Keeping track of what your customers and others are saying is important for your business. Luckily there’s a free tool to let you keep track of your reputation on the Internet.

This article first appeared in Smartcompany on 17 February, 2009

Last week at a major telco’s product launch a respected tech journalist piped up that while their new gadget was nice, their network was rubbish and so the gadget wouldn’t work very well.

The telco’s reaction to this deserved comment was instructive on how large corporations deal with criticism.

Rather than take the comments on the chin, the telco’s spokespeople canned the journalist and waved around a report stating their network was the greatest thing since sliced bread, or at least since somebody thought of connecting two cans with a piece of string.

Personally I’d be tempted to point out to the esteemed and highly paid writers of the report that two cans of string are probably a touch more reliable than their client’s network in notoriously remote locations like North Sydney and Martin Place.
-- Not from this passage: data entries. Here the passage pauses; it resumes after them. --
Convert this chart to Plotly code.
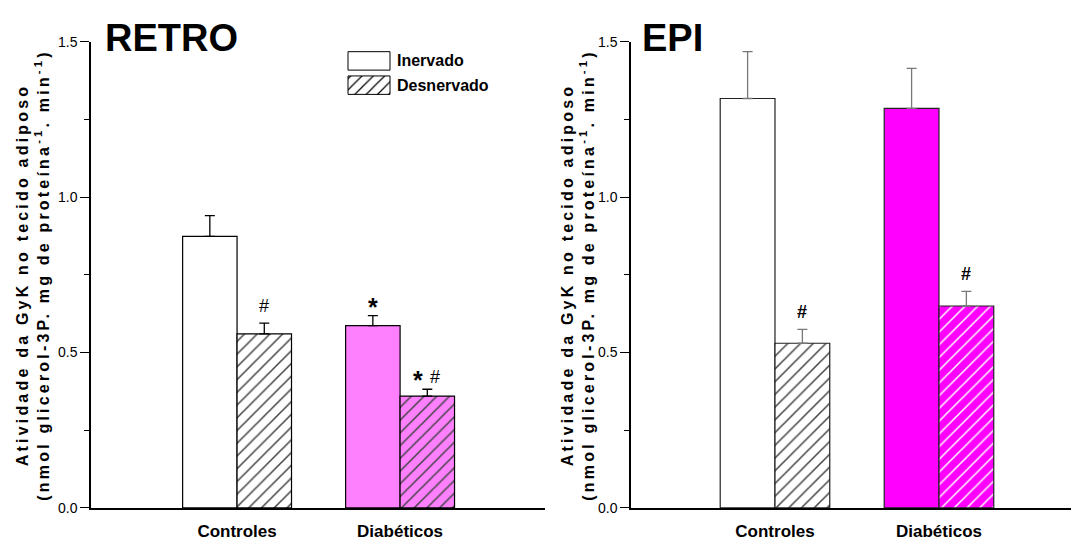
import plotly.graph_objects as go

# ---------------- data ----------------
groups = ["Controles", "Diabéticos"]
group_pos = [1, 2]

retro_inervado = [0.874, 0.587]
retro_inervado_err = [0.067, 0.032]
retro_desnervado = [0.560, 0.360]
retro_desnervado_err = [0.035, 0.022]

epi_inervado = [1.318, 1.286]
epi_inervado_err = [0.151, 0.129]
epi_desnervado = [0.530, 0.650]
epi_desnervado_err = [0.045, 0.047]

retro_colors = ["#FFFFFF", "#FF80FF"]
epi_colors = ["#FFFFFF", "#FF00FF"]

# significance marks per bar
retro_star_inervado = [False, True]
retro_hash_inervado = [False, False]
retro_star_desnervado = [False, True]
retro_hash_desnervado = [True, True]
epi_star_desnervado = [False, False]
epi_hash_desnervado = [True, True]

ytitle = ("<b>Atividade da GyK no tecido adiposo<br>"
          "(nmol glicerol-3P. mg de proteína<sup>-1</sup>. min<sup>-1</sup>)</b>")

NARROW = "Liberation Sans Narrow, Arial Narrow, Liberation Sans, Arial, sans-serif"
ARIAL = "Liberation Sans, Arial, sans-serif"

W, H = 1071, 545
BW = 0.334

fig = go.Figure()


def add_panel(xa, ya, inerv, inerv_err, desn, desn_err, colors, err_color, edge):
    fig.add_trace(go.Bar(
        x=group_pos, y=inerv, width=BW, offset=-BW,
        marker=dict(color=colors, line=dict(color=edge, width=1.2)),
        error_y=dict(type="data", array=inerv_err, arrayminus=[0] * len(inerv),
                     symmetric=False, color=err_color, thickness=1.3, width=5),
        xaxis=xa, yaxis=ya, showlegend=False, name="Inervado"))
    fig.add_trace(go.Bar(
        x=group_pos, y=desn, width=BW, offset=0,
        marker=dict(color=colors, line=dict(color=edge, width=1.2),
                    pattern=dict(shape="/", fgcolor="black", fgopacity=1,
                                 size=9, solidity=0.17)),
        error_y=dict(type="data", array=desn_err, arrayminus=[0] * len(desn),
                     symmetric=False, color=err_color, thickness=1.3, width=5),
        xaxis=xa, yaxis=ya, showlegend=False, name="Desnervado"))


add_panel("x", "y", retro_inervado, retro_inervado_err, retro_desnervado,
          retro_desnervado_err, retro_colors, "#000000", "#000000")
add_panel("x2", "y2", epi_inervado, epi_inervado_err, epi_desnervado,
          epi_desnervado_err, epi_colors, "#777777", "#222222")


def add_marks(xa, ya, vals, errs, stars, hashes, off, bold_hash):
    for p, v, e, s, h in zip(group_pos, vals, errs, stars, hashes):
        both = s and h
        if s:
            fig.add_annotation(x=p + off, y=v + e, xref=xa, yref=ya, text="<b>*</b>",
                               showarrow=False, yanchor="middle",
                               yshift=9, xshift=-9 if both else 0,
                               font=dict(family=ARIAL, size=25, color="black"))
        if h:
            fig.add_annotation(x=p + off, y=v + e, xref=xa, yref=ya,
                               text="<b>#</b>" if bold_hash else "#",
                               showarrow=False, yanchor="middle",
                               yshift=12 if both else 17, xshift=8 if both else 0,
                               font=dict(family=ARIAL, size=18, color="black"))


add_marks("x", "y", retro_inervado, retro_inervado_err, retro_star_inervado,
          retro_hash_inervado, -BW / 2, False)
add_marks("x", "y", retro_desnervado, retro_desnervado_err, retro_star_desnervado,
          retro_hash_desnervado, BW / 2, False)
add_marks("x2", "y2", epi_desnervado, epi_desnervado_err, epi_star_desnervado,
          epi_hash_desnervado, BW / 2, True)

# ---------------- legend (drawn on an overlay axis in pixel units) ----------------
fig.add_trace(go.Scatter(x=[348, 390, 390, 348, 348], y=[45, 45, 64, 64, 45],
                         mode="lines", fill="toself", fillcolor="white",
                         line=dict(color="black", width=1), xaxis="x3", yaxis="y3",
                         showlegend=False, hoverinfo="skip"))
fig.add_trace(go.Scatter(x=[348, 390, 390, 348, 348], y=[70, 70, 89, 89, 70],
                         mode="lines", fill="toself",
                         fillpattern=dict(shape="/", fgcolor="black", fgopacity=1,
                                          bgcolor="white", size=8, solidity=0.15),
                         line=dict(color="black", width=1), xaxis="x3", yaxis="y3",
                         showlegend=False, hoverinfo="skip"))
for label, yy in [("Inervado", 54.5), ("Desnervado", 79.5)]:
    fig.add_annotation(x=395, y=yy, xref="x3", yref="y3", text=f"<b>{label}</b>",
                       showarrow=False, xanchor="left", yanchor="middle",
                       font=dict(family=NARROW, size=16, color="black"))

# ---------------- axes ----------------
y0 = (H - 515) / H
y1 = (H - 35) / H
yaxis_common = dict(range=[0, 1.5], tickmode="linear", tick0=0, dtick=0.5, tickformat=".1f",
                    ticks="outside", ticklen=9, tickwidth=1.3, tickcolor="black",
                    minor=dict(dtick=0.25, ticks="outside", ticklen=5, tickwidth=1.3,
                               tickcolor="black", showgrid=False),
                    showline=True, linecolor="black", linewidth=1.5,
                    showgrid=False, zeroline=False, domain=[y0, y1],
                    tickfont=dict(family=NARROW, size=14, color="black"))
xaxis_common = dict(tickmode="array", tickvals=group_pos,
                    ticktext=[f"<b>{g}</b>" for g in groups],
                    ticks="", showline=True, linecolor="black", linewidth=2,
                    showgrid=False, zeroline=False, ticklabelstandoff=7,
                    tickfont=dict(family=NARROW, size=17, color="black"))

fig.update_layout(
    width=W, height=H,
    margin=dict(l=0, r=0, t=0, b=0),
    paper_bgcolor="white", plot_bgcolor="rgba(0,0,0,0)",
    barmode="overlay",
    xaxis=dict(domain=[91 / W, 545 / W], range=[0.104, 2.889], anchor="y", **xaxis_common),
    yaxis=dict(anchor="x", **yaxis_common),
    xaxis2=dict(domain=[631 / W, 1.0], range=[0.122, 2.805], anchor="y2", **xaxis_common),
    yaxis2=dict(anchor="x2", **yaxis_common),
    xaxis3=dict(domain=[0, 1], range=[0, W], visible=False, anchor="y3", fixedrange=True),
    yaxis3=dict(domain=[0, 1], range=[H, 0], visible=False, anchor="x3", fixedrange=True),
    showlegend=False,
)

# panel titles
fig.add_annotation(x=103 / W, y=(H - 31) / H, xref="paper", yref="paper", text="<b>RETRO</b>",
                   showarrow=False, xanchor="left", yanchor="middle",
                   font=dict(family=ARIAL, size=38, color="black"))
fig.add_annotation(x=640 / W, y=(H - 31) / H, xref="paper", yref="paper", text="<b>EPI</b>",
                   showarrow=False, xanchor="left", yanchor="middle",
                   font=dict(family=ARIAL, size=38, color="black"))

# y-axis titles
for xc in [33, 578]:
    fig.add_annotation(x=xc / W, y=(y0 + y1) / 2, xref="paper", yref="paper", text=ytitle,
                       showarrow=False, textangle=-90, xanchor="center", yanchor="middle",
                       font=dict(family=ARIAL, size=16, color="black"))

post = """
document.querySelectorAll('.annotation-text').forEach(function(t){
  if (t.textContent.indexOf('Atividade') >= 0) { t.style.letterSpacing = '3.2px'; }
});
"""
fig.write_html("out.html", post_script=post)
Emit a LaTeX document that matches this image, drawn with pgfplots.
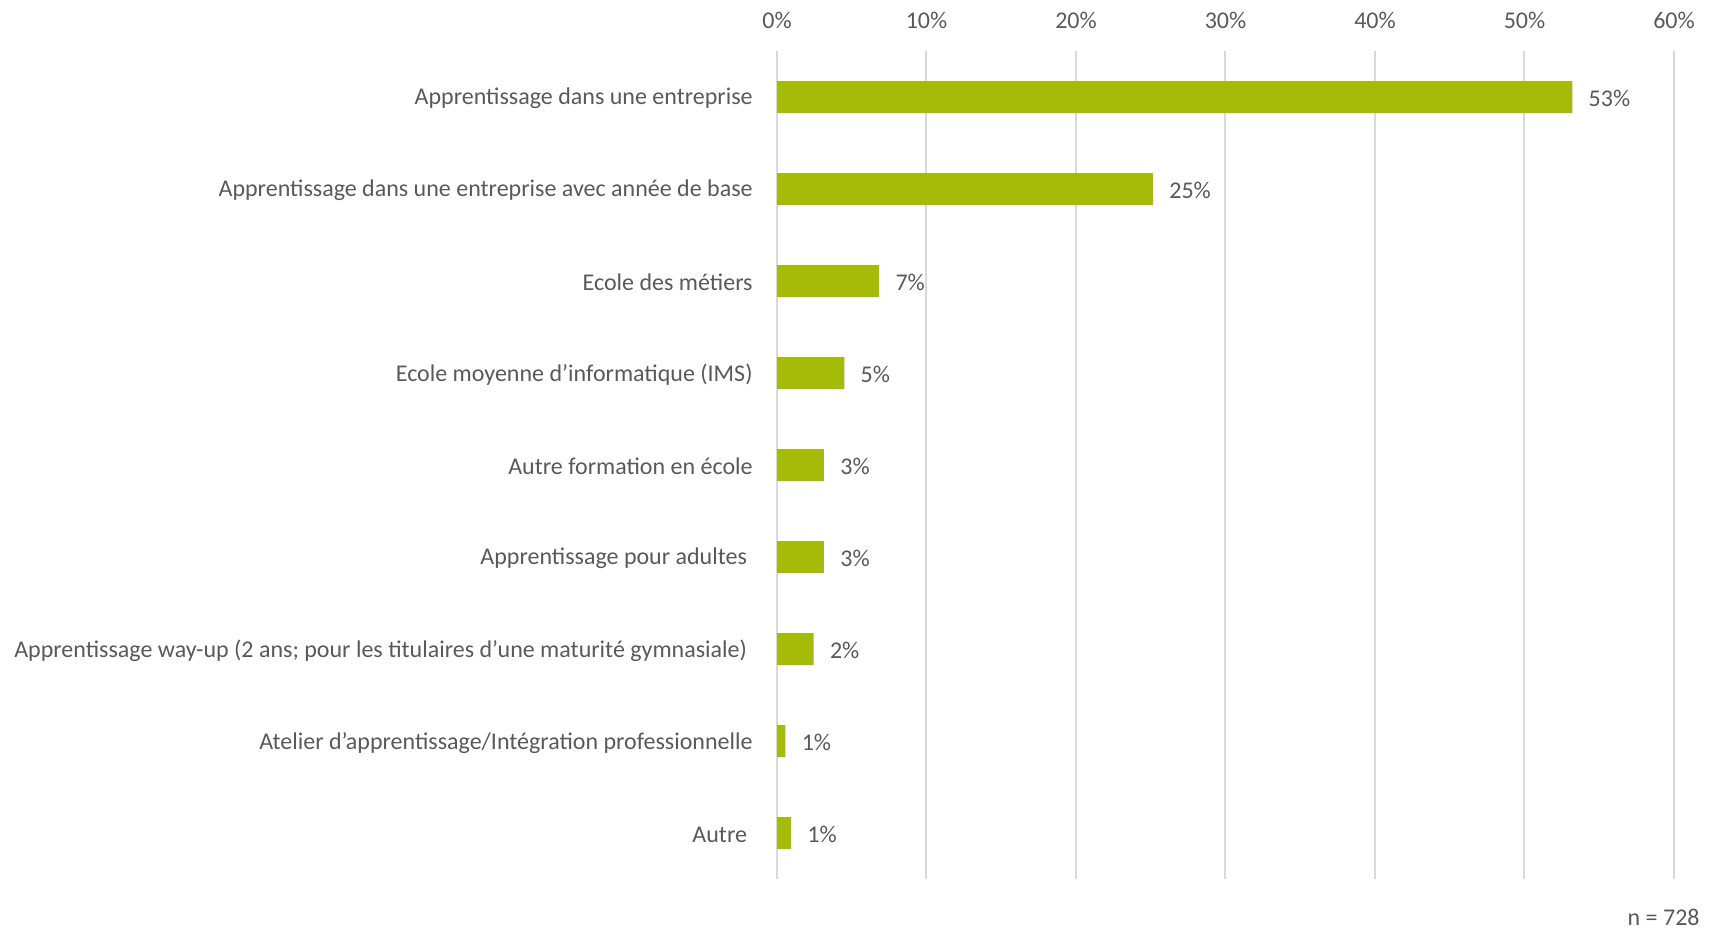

While telco managers usually get away with head in the sand behaviour, business owners in the real world can’t. Their reputation with customers matters.

In the current business climate, you can’t afford to be dismissing your customer’s concerns. When a customers complains, action needs to be taken and lessons learned from that complaint.

How business leaders deal with complaints is a real test of how good they are. Handled well, a complaining customer can be turned into a raving fan of your business and a complaint should be an opportunity to review how well you do your job.

You don’t need to be hosting press conferences with stroppy journalists to find out what people think of you. One Internet tool for managing your reputation is Google Alerts.

With this, you can set up an email summary of each time your target word or phrase has popped up on Google and have it delivered to your inbox.

I have all my business names listed with Google’s alert service so I can see when others have mentioned them on Internet forums, blogs or websites. It’s also very handy on keeping an eye out for anyone breaching your trademarks.

Incidentally, the journo was right, and that particular telco’s network problems have been widely discussed on the net and in the media. It beggars belief the managers and PR couldn’t have expected this sort of criticism if they’d been running these tools.

The web’s a pretty effective way of getting good and bad news out about a business. If you watch it closely, you can anticipate problems before they bite your bottom line.